Epurazione e zizzania

Approfittando di una nota del dottor Giacomo Contri sull’episodio del diluvio universale, mi è venuto da porre un collegamento tra il predetto diluvio e la parabola del grano e della zizzania.

Nel primo caso succede che Dio è talmente esasperato dagli uomini che decide di salvarne uno sparuto manipolo e sterminare tutti gli altri, una sorta di epurazione.

Sappiamo com’è andata la vicenda: finito il diluvio le cose hanno ripreso come e forse anche peggio di prima, il che dimostra che epurare non serve a nulla.

Il che, storicamente, ha avuto le sue buone controprove tant’è che potremmo validare questa teoria anche coi criteri della cosiddetta scienza naturale: le ideologie del secolo appena trascorso ne sono flagrante, tragica evidenza.

Meno tragicamente e con accenti farseschi le scissioni della sinistra italiana fino a quelle di questi giorni all’interno del partito democratico (dove i giovani hanno epurato gli anziani e ne sono stati poi affossati in attesa del prossimo bagno di sangue) e le lotte intestine tra i grilletti pentastellati ne rappresentano l’ultima versione, giusto in attesa della prossima che verrà (non che a destra si stia meglio, a scanso di equivoci).

Perché c’è sempre uno più puro e più epuratore dell’ultimo puro epuratore che tenterà di epurare il precedente epuratore in attesa di essere a sua volta epurato.

Dopo questa indigestione di epurazioni procediamo con la parabola del grano e del loglio o zizzania: essa ha valore sia esterno (vedi il discorso delle epurazioni degli impuri o dei nemici) sia, io credo, interno.

Ecco il testo della parabola della zizzania, dal capitolo 13 del vangelo di san Matteo:

“Il regno dei cieli si può paragonare a un uomo che ha seminato del buon seme nel suo campo.

[25] Ma mentre tutti dormivano venne il suo nemico, seminò zizzania in mezzo al grano e se ne andò.

[26] Quando poi la messe fiorì e fece frutto, ecco apparve anche la zizzania.

[27] Allora i servi andarono dal padrone di casa e gli dissero: Padrone, non hai seminato del buon seme nel tuo campo?
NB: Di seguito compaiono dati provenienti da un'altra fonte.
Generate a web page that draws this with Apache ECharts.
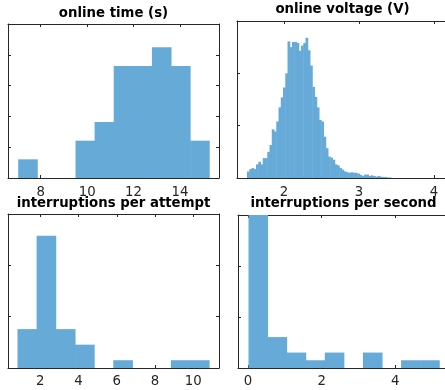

Da dove viene dunque la zizzania?

[28] Ed egli rispose loro: Un nemico ha fatto questo. E i servi gli dissero: Vuoi dunque che andiamo a raccoglierla?

[29] No, rispose, perché non succeda che, cogliendo la zizzania, con essa sradichiate anche il grano.
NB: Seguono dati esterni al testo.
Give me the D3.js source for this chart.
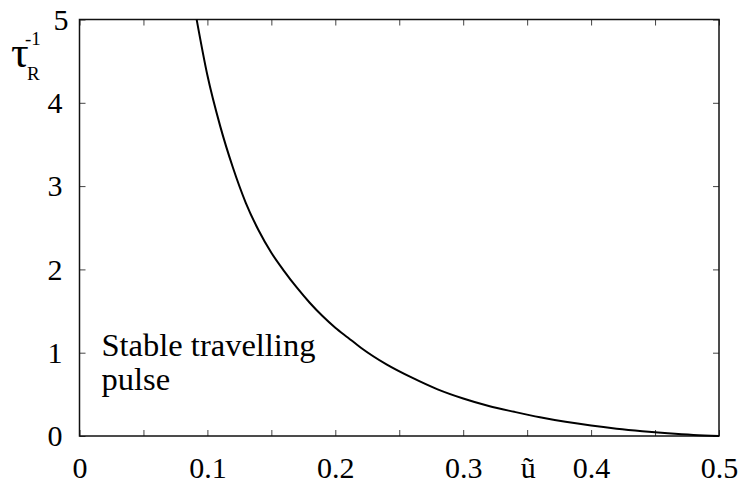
<!DOCTYPE html>
<html>
<head>
<meta charset="utf-8">
<script src="https://cdn.jsdelivr.net/npm/d3@7/dist/d3.min.js"></script>
<style>
  html, body { margin: 0; padding: 0; background: #fff; }
</style>
</head>
<body>
<script>
// ---- data ----
const uValues   = [0.0916, 0.10, 0.11, 0.12, 0.13, 0.14, 0.15, 0.16, 0.17, 0.18, 0.19, 0.20, 0.21, 0.22, 0.24, 0.26, 0.28, 0.30, 0.32, 0.34, 0.36, 0.38, 0.40, 0.42, 0.44, 0.46, 0.48, 0.50];
const tauValues = [5.00, 4.33, 3.72, 3.22, 2.80, 2.47, 2.20, 1.98, 1.78, 1.60, 1.44, 1.30, 1.18, 1.06, 0.86, 0.70, 0.56, 0.45, 0.36, 0.29, 0.225, 0.17, 0.125, 0.088, 0.058, 0.033, 0.013, 0.0];
const xTickValues = [0, 0.05, 0.1, 0.15, 0.2, 0.25, 0.3, 0.35, 0.4, 0.45, 0.5];
const yTickValues = [0, 1, 2, 3, 4, 5];
const xLabel = "ũ";
const annotationLines = ["Stable travelling", "pulse"];

const FONT = '"Liberation Serif", serif';

const W = 741, H = 483;
const margin = { left: 79.5, right: 22, top: 19.5, bottom: 47 };
const svg = d3.select("body").append("svg").attr("width", W).attr("height", H);
const x = d3.scaleLinear().domain([0, 0.5]).range([margin.left, W - margin.right]);
const y = d3.scaleLinear().domain([0, 5]).range([H - margin.bottom, margin.top]);
const fmtX = d => (Math.round(d * 20) % 2 === 0) ? (d === 0 ? "0" : d3.format(".1f")(d)) : "";

function styleAxis(g) {
  g.attr("font-family", null).attr("font-size", null);
  g.select(".domain").remove();
  g.selectAll(".tick line").attr("stroke", "#444").attr("stroke-width", 1);
  g.selectAll(".tick text").style("font-family", FONT).attr("font-size", 30).attr("fill", "#000");
}
// bottom axis
svg.append("g").attr("transform", `translate(0,${y(0)})`)
  .call(d3.axisBottom(x).tickValues(xTickValues).tickFormat(fmtX).tickSizeInner(-6).tickSizeOuter(0).tickPadding(21))
  .call(styleAxis);
// top axis
svg.append("g").attr("transform", `translate(0,${y(5)})`)
  .call(d3.axisTop(x).tickValues(xTickValues).tickFormat("").tickSizeInner(-6).tickSizeOuter(0))
  .call(styleAxis);
// left axis
const gl = svg.append("g").attr("transform", `translate(${x(0)},0)`)
  .call(d3.axisLeft(y).tickValues(yTickValues).tickFormat(d3.format("d")).tickSizeInner(-6).tickSizeOuter(0).tickPadding(17))
  .call(styleAxis);
gl.selectAll(".tick text").filter(d => d === 5).attr("dx", 6);
// right axis
svg.append("g").attr("transform", `translate(${x(0.5)},0)`)
  .call(d3.axisRight(y).tickValues(yTickValues).tickFormat("").tickSizeInner(-6).tickSizeOuter(0))
  .call(styleAxis);

// frame
svg.append("rect")
  .attr("x", x(0)).attr("y", y(5))
  .attr("width", x(0.5) - x(0)).attr("height", y(0) - y(5))
  .attr("fill", "none").attr("stroke", "#111").attr("stroke-width", 1.5);

// curve
const pts = uValues.map((u, i) => [u, tauValues[i]]);
svg.append("path").datum(pts)
  .attr("fill", "none").attr("stroke", "#000").attr("stroke-width", 2)
  .attr("d", d3.line().x(d => x(d[0])).y(d => y(d[1])).curve(d3.curveMonotoneX));

// x label
svg.append("text").attr("x", x(0.35) + 1).attr("y", 478).attr("text-anchor", "middle")
  .style("font-family", FONT).attr("font-size", 30).text(xLabel);

// y label tau_R^-1
const yl = svg.append("g");
yl.append("text").attr("x", 11).attr("y", 67).style("font-family", FONT).attr("font-size", 44).text("τ");
yl.append("text").attr("x", 27).attr("y", 80).style("font-family", FONT).attr("font-size", 19).text("R");
yl.append("text").attr("x", 25).attr("y", 45).style("font-family", FONT).attr("font-size", 19).text("-1");

// annotation
svg.append("g").selectAll("text").data(annotationLines).join("text")
  .attr("x", 101.5).attr("y", (d, i) => 356 + i * 34)
  .style("font-family", FONT).attr("font-size", 32.5).text(d => d);
</script>
</body>
</html>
[30] Lasciate che l’una e l’altro crescano insieme fino alla mietitura e al momento della mietitura dirò ai mietitori: Cogliete prima la zizzania e legatela in fastelli per bruciarla; il grano invece riponetelo nel mio granaio”.
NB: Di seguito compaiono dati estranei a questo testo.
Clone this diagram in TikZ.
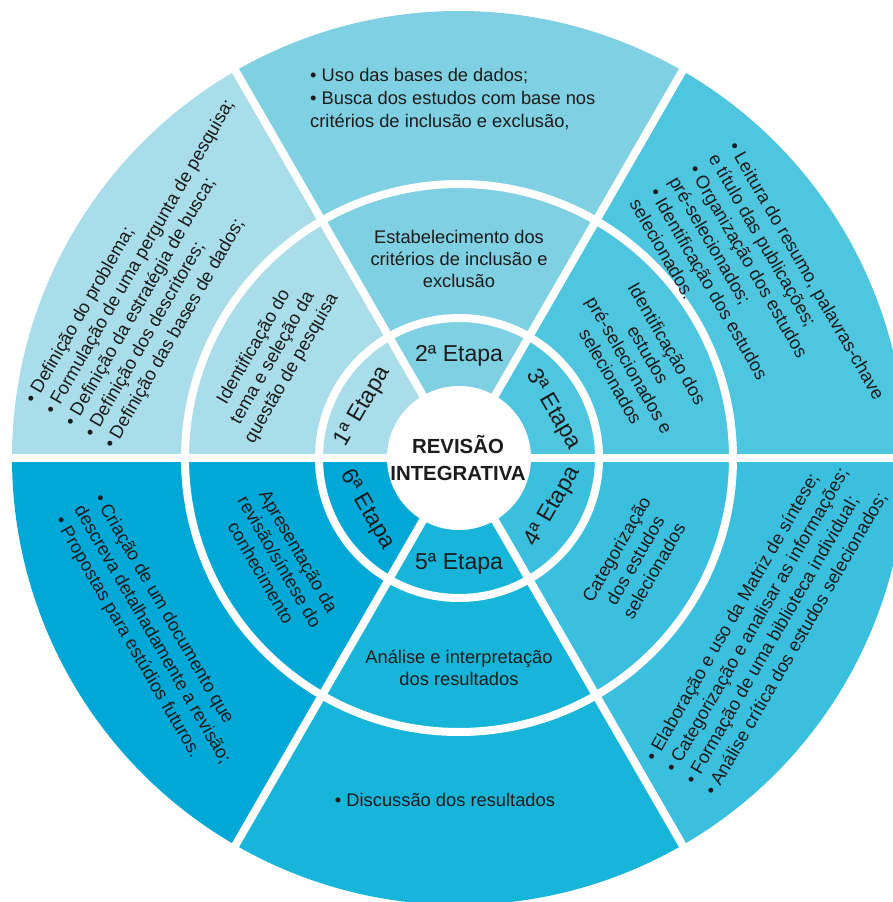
\documentclass[tikz,border=0pt]{standalone}
\usepackage{fontspec}
\setmainfont{Liberation Sans}
\definecolor{cor1}{HTML}{A9DDE9}
\definecolor{cor2}{HTML}{7ED0E2}
\definecolor{cor3}{HTML}{4FC6E0}
\definecolor{cor4}{HTML}{3BBFDF}
\definecolor{cor5}{HTML}{17B5DA}
\definecolor{cor6}{HTML}{00A8D8}
\definecolor{tinta}{HTML}{1C1C1C}
\tikzset{
    %estilos dos textos
    every node/.style={text=tinta, inner sep=0pt},
    etapa/.style={
      font=\fontsize{23}{26}\selectfont},
    passo/.style={
      align=center,
      font=\fontsize{18.3}{21.7}\selectfont},
    lista/.style={
      align=left, anchor=west,
      font=\fontsize{18.3}{22.8}\selectfont},
    nucleo/.style={
      align=center,
      font=\bfseries\fontsize{20.4}{27}\selectfont},
    corte/.style={white, line width=8pt}
}

\begin{document}
\begin{tikzpicture}[x=1pt,y=1pt]
    \clip (-459,-444) rectangle (434,458);
    % setores
    \foreach \a/\c in {120/cor1,60/cor2,0/cor3,-60/cor4,-120/cor5,180/cor6}
        \fill[\c] (0,0) -- (\a:447pt) arc[start angle=\a, delta angle=60, radius=447pt] -- cycle;
    % divisoes brancas
    \foreach \a in {0,60,...,300}
        \draw[corte] (0,0) -- (\a:460pt);
    \draw[corte] (0,0) circle[radius=140pt];
    \draw[corte] (0,0) circle[radius=274pt];
    \fill[white] (0,0) circle[radius=72pt];
    % centro e etapas
    \node (centro) [nucleo] at (-1,0) {REVISÃO\\INTEGRATIVA};
    \node (e1) [etapa, rotate=60] at (-96,51) {1ª Etapa};
    \node (e2) [etapa] at (0,102) {2ª Etapa};
    \node (e3) [etapa, rotate=-60] at (94,48) {3ª Etapa};
    \node (e4) [etapa, rotate=60] at (94,-49) {4ª Etapa};
    \node (e5) [etapa] at (0,-106) {5ª Etapa};
    \node (e6) [etapa, rotate=-60] at (-92,-52) {6ª Etapa};
    % segundo anel
    \node (p1) [passo, rotate=60] at (-186,100)
          {Identificação do\\tema e seleção da\\questão de pesquisa};
    \node (p2) [passo] at (0,199)
          {Estabelecimento dos\\critérios de inclusão e\\exclusão};
    \node (p3) [passo, rotate=-60] at (180,98)
          {Identificação dos\\estudos\\pré-selecionados e\\selecionados};
    \node (p4) [passo, rotate=60] at (176,-102)
          {Categorização\\dos estudos\\selecionados};
    \node (p5) [passo] at (0,-210)
          {Análise e interpretação\\dos resultados};
    \node (p6) [passo, rotate=-60] at (-179,-104)
          {Apresentação da\\revisão/síntese do\\conhecimento};
    % anel externo
    \node (l1) [lista, rotate=60] at (-389,33)
          {• Definição do problema;\\• Formulação de uma pergunta de pesquisa;\\• Definição da estratégia de busca;\\• Definição dos descritores;\\• Definição das bases de dados;};
    \node (l2) [lista] at (-149,359)
          {• Uso das bases de dados;\\• Busca dos estudos com base nos\\critérios de inclusão e exclusão,};
    \node (l3) [lista, rotate=-60] at (225,286)
          {• Leitura do resumo, palavras-chave\\e título das publicações;\\• Organização dos estudos\\pré-selecionados;\\• Identificação dos estudos\\selecionados.};
    \node (l4) [lista, rotate=60] at (221,-319)
          {• Elaboração e uso da Matriz de síntese;\\• Categorização e analisar as informações;\\• Formação de uma biblioteca individual;\\• Análise crítica dos estudos selecionados;};
    \node (l5) [lista, anchor=center] at (-14,-342)
          {• Discussão dos resultados};
    \node (l6) [lista, rotate=-60] at (-381,-49)
          {• Criação de um documento que\\descreva detalhadamente a revisão;\\• Propostas para estúdios futuros.};
\end{tikzpicture}
\end{document}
Il peccato, la psicopatologia cresce assieme al buon grano (anche se non è originaria, ma frutto di un inquinamento dall’esterno); una volta che la pianta infestante abbia attecchito non vale la pena tentare di estirparla perché questo comprometterebbe anche il cereale.

La patologia rimarrà nel campo fino al raccolto, quando sarà scartata; la sua eliminazione avverrà grazie al setaccio (criterio di giudizio) ed in virtù del fatto che il buon cereale le avrà sottratto la linfa vitale non in opposizione (cioè nel tentativo di estirparla o sopravanzarla) ma per svuotamento di linfa vitale.

Non vale la pena lottare contro i nemici esterni (come detto prima, la politica ce lo insegna) né è di alcuna utilità combattere contro le proprie patologie.

Foro interno ed esterno si equivalgono (non esiste una interiorità indicibile) come il buon Shakespeare ha ben testimoniato in ogni sua opera.